──────── The data

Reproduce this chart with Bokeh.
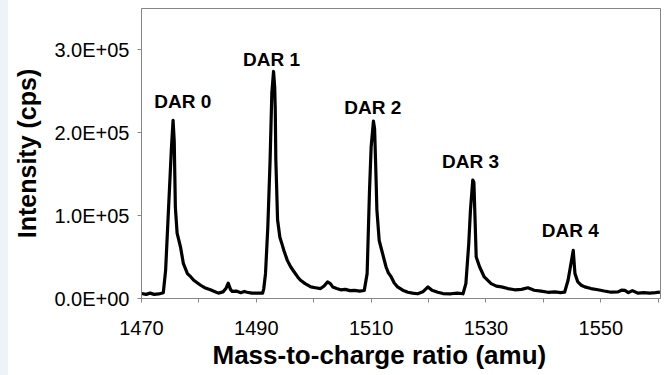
from bokeh.plotting import figure
from bokeh.models import Range1d, FixedTicker, ColumnDataSource, Div, Title
from bokeh.layouts import row
from bokeh.core.properties import value
from bokeh.embed import file_html
from bokeh.resources import INLINE

# Spectrum trace (m/z, counts per second)
mz = [1470.0, 1470.8, 1471.5, 1472.2, 1473.0, 1473.8, 1474.2, 1474.7, 1475.2, 1475.5,
      1475.7, 1475.8, 1475.9, 1476.2, 1476.8, 1477.3, 1478.0, 1478.6, 1479.1, 1479.7,
      1480.3, 1481.0, 1482.0, 1482.7, 1483.4, 1484.2, 1484.7, 1485.1, 1485.5, 1485.8,
      1486.5, 1487.3, 1487.9, 1488.4, 1489.2, 1490.0, 1490.7, 1491.1, 1491.3, 1491.6,
      1492.0, 1492.4, 1492.7, 1493.0, 1493.2, 1493.3, 1493.4, 1493.7, 1494.1, 1494.5,
      1494.8, 1495.4, 1496.0, 1496.6, 1497.2, 1497.7, 1498.5, 1499.5, 1500.3, 1501.2,
      1501.8, 1502.4, 1502.9, 1503.3, 1504.0, 1504.7, 1505.5, 1506.3, 1507.1, 1508.0,
      1508.8, 1509.3, 1509.7, 1510.0, 1510.4, 1510.6, 1510.8, 1511.0, 1511.4, 1512.0,
      1512.6, 1513.0, 1513.5, 1514.0, 1514.6, 1515.5, 1516.4, 1517.2, 1518.1, 1519.0,
      1519.9, 1520.6, 1521.6, 1522.5, 1523.9, 1525.0, 1526.0, 1526.5, 1527.0, 1527.3,
      1527.7, 1527.9, 1528.1, 1528.3, 1528.9, 1529.7, 1530.9, 1531.8, 1532.7, 1533.8,
      1535.0, 1536.2, 1537.3, 1538.4, 1539.6, 1540.8, 1542.0, 1543.0, 1543.7, 1544.3,
      1544.8, 1545.2, 1545.5, 1546.0, 1546.6, 1547.2, 1548.3, 1549.5, 1550.6, 1551.8,
      1553.0, 1553.6, 1554.2, 1554.8, 1555.5, 1556.5, 1557.5, 1558.5, 1559.5, 1560.3]
intensity = [6000, 5000, 6500, 5000, 5500, 7000, 34000, 107000, 180000, 215000,
             190000, 150000, 110000, 79000, 62000, 42000, 30000, 26000, 22000, 19000,
             16000, 13000, 10500, 8500, 6500, 8000, 12000, 18500, 11000, 8500,
             9000, 7000, 8500, 7600, 6500, 6500, 6400, 6400, 12000, 30000,
             86000, 167000, 248000, 274000, 255000, 228000, 167000, 95000, 74000, 65000,
             58000, 46000, 38000, 32000, 26000, 22000, 18000, 14000, 13000, 12000,
             15000, 20000, 18000, 14000, 12000, 10500, 11000, 9500, 9700, 9000,
             9700, 30000, 127000, 183000, 214000, 205000, 159000, 107000, 70000, 54000,
             38000, 31000, 26000, 19000, 14000, 10000, 7600, 6500, 5700, 8000,
             14000, 10000, 7600, 6000, 5700, 6500, 5700, 18000, 66000, 107000,
             143000, 140000, 95000, 50000, 38000, 26000, 18000, 15000, 14000, 12000,
             10500, 11000, 13000, 10000, 8800, 7500, 8000, 7000, 7600, 22000,
             42000, 58000, 30000, 20000, 16000, 14000, 12000, 10500, 9000, 7600,
             8000, 10000, 9700, 7000, 9500, 6400, 7000, 6500, 7000, 7600]

# Peak annotations
peak_labels = ["DAR 0", "DAR 1", "DAR 2", "DAR 3", "DAR 4"]
label_mz = [1477.2, 1492.65, 1510.3, 1527.3, 1544.7]
label_int = [238000, 288500, 230000, 165000, 82400]

# Axis ticks
x_ticks = [1470, 1480, 1490, 1500, 1510, 1520, 1530, 1540, 1550, 1560]
x_tick_labels = ["1470", "", "1490", "", "1510", "", "1530", "", "1550", ""]
y_ticks = [0, 100000, 200000, 300000]
y_tick_labels = ["0.0E+00", "1.0E+05", "2.0E+05", "3.0E+05"]

FONT = "Liberation Sans"
GRAY = "#868686"

p = figure(width=657, height=375, output_backend="svg", toolbar_location=None,
           x_range=Range1d(1470, 1560.4), y_range=Range1d(0, 350000),
           min_border_left=133, min_border_right=5, min_border_top=8,
           min_border_bottom=77, margin=0)
p.background_fill_color = "white"
p.border_fill_color = "white"
p.outline_line_color = GRAY
p.outline_line_width = 1
p.xgrid.visible = False
p.ygrid.visible = False

src = ColumnDataSource(dict(mz=mz, intensity=intensity))
p.line("mz", "intensity", source=src, line_color="black", line_width=3.2,
       line_join="round")

lab = ColumnDataSource(dict(x=label_mz, y=label_int, t=peak_labels))
p.text("x", "y", text="t", source=lab, text_font=value(FONT),
       text_font_style="bold", text_font_size="19px", text_color="black",
       text_align="center", text_baseline="alphabetic")

for ax, ticks, labels in ((p.xaxis[0], x_ticks, x_tick_labels),
                          (p.yaxis[0], y_ticks, y_tick_labels)):
    ax.ticker = FixedTicker(ticks=ticks)
    ax.major_label_overrides = {t: l for t, l in zip(ticks, labels)}
    ax.axis_line_color = GRAY
    ax.major_tick_line_color = GRAY
    ax.major_tick_in = 0
    ax.major_tick_out = 4
    ax.minor_tick_line_color = None
    ax.major_label_text_font = FONT
    ax.major_label_text_font_size = "20px"
    ax.major_label_text_color = "black"

p.xaxis.major_label_standoff = 18
p.yaxis.major_label_standoff = 8

p.yaxis.axis_label = "Intensity (cps)"
p.yaxis.axis_label_text_font = FONT
p.yaxis.axis_label_text_font_size = "25px"
p.yaxis.axis_label_text_font_style = "bold"
p.yaxis.axis_label_text_color = "black"
p.yaxis.axis_label_standoff = 10

# x-axis title, slightly left of the frame centre as in the original
xtitle = Title(text="Mass-to-charge ratio (amu)", align="left", offset=71,
               standoff=0, text_font=FONT, text_font_size="26px",
               text_font_style="bold", text_color="black")
p.add_layout(xtitle, "below")

strip = Div(text="", width=8, height=375, margin=0,
            styles={"background-color": "#eef3f9"})
layout = row(strip, p, spacing=0, margin=0)

open("out.html", "w").write(file_html(layout, INLINE))
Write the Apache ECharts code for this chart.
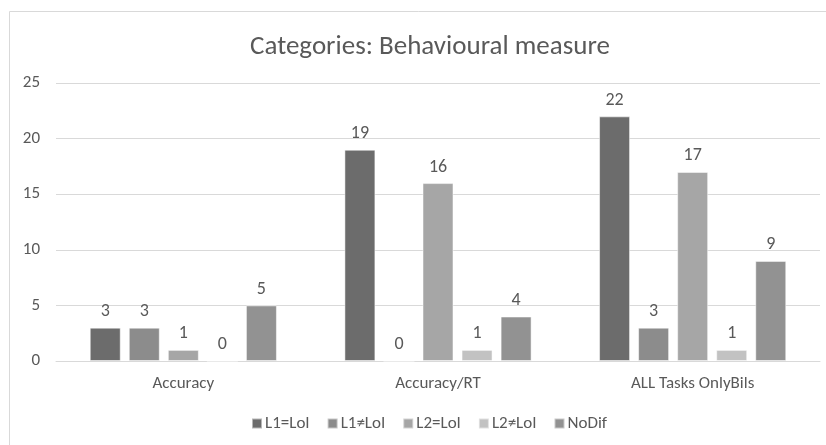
<!DOCTYPE html>
<html>
<head>
<meta charset="utf-8">
<script src="https://cdn.jsdelivr.net/npm/echarts@6/dist/echarts.min.js"></script>
<style>
  html, body { margin: 0; padding: 0; background: #fff; }
  #chart { width: 826px; height: 445px; }
</style>
</head>
<body>
<div id="chart"></div>
<script>
// Behavioural measure counts per category and outcome group
const categories = ['Accuracy', 'Accuracy/RT', 'ALL Tasks OnlyBils'];
const seriesNames = ['L1=LoI', 'L1≠LoI', 'L2=LoI', 'L2≠LoI', 'NoDif'];
const l1Equal = [3, 19, 22];
const l1NotEqual = [3, 0, 3];
const l2Equal = [1, 16, 17];
const l2NotEqual = [0, 1, 1];
const noDif = [5, 4, 9];
const yTicks = [0, 5, 10, 15, 20, 25];

const seriesValues = [l1Equal, l1NotEqual, l2Equal, l2NotEqual, noDif];
const colors = ['#6c6c6c', '#8c8c8c', '#a6a6a6', '#c2c2c2', '#929292'];
const FONT = "Carlito, 'Liberation Sans Narrow', 'Open Sans', sans-serif";
const TEXT = '#595959';

const chart = echarts.init(document.getElementById('chart'));
chart.setOption({
  animation: false,
  color: colors,
  textStyle: { fontFamily: FONT },
  title: {
    text: 'Categories: Behavioural measure',
    left: 425, textAlign: 'center', top: 29,
    textStyle: { fontFamily: FONT, fontSize: 27, fontWeight: 'normal', color: TEXT }
  },
  graphic: [{
    type: 'rect', silent: true, z: -1,
    shape: { x: 9.5, y: 11.5, width: 840, height: 460 },
    style: { fill: 'none', stroke: '#d9d9d9', lineWidth: 1 }
  }],
  legend: {
    data: seriesNames,
    bottom: 8, left: 246,
    itemWidth: 10, itemHeight: 10, itemGap: 17,
    icon: 'rect',
    textStyle: { fontFamily: FONT, fontSize: 17, color: TEXT, padding: [0, 0, 0, -2] }
  },
  grid: { left: 56, right: 6, top: 83, bottom: 84, containLabel: false },
  xAxis: {
    type: 'category', data: categories,
    axisLine: { lineStyle: { color: '#d9d9d9', width: 1 } },
    axisTick: { show: false },
    axisLabel: { fontFamily: FONT, fontSize: 17, color: TEXT, margin: 14 }
  },
  yAxis: {
    type: 'value', min: yTicks[0], max: yTicks[yTicks.length - 1], interval: 5,
    axisLine: { show: false }, axisTick: { show: false },
    splitLine: { lineStyle: { color: '#d9d9d9', width: 1 } },
    axisLabel: { fontFamily: FONT, fontSize: 17, color: TEXT, margin: 16 }
  },
  series: seriesNames.map((name, i) => ({
    name, type: 'bar',
    data: seriesValues[i],
    barGap: '26%', barCategoryGap: '26.5%',
    itemStyle: { color: colors[i], borderColor: 'rgba(255,255,255,0.5)', borderWidth: 1 },
    label: {
      show: true, position: 'top', distance: 7,
      fontFamily: FONT, fontSize: 18, color: TEXT
    }
  }))
});
</script>
</body>
</html>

────────────────

What is needed –
Everything from the first line to the line with "from bokeh.resources import INLINE" must be repeated exactly, and nothing else. Leave the pictures out.

Solution for this problem –
Reproduce this chart with Bokeh.
from bokeh.plotting import figure
from bokeh.models import Range1d, FixedTicker, ColumnDataSource, Div, Title
from bokeh.layouts import row
from bokeh.core.properties import value
from bokeh.embed import file_html
from bokeh.resources import INLINE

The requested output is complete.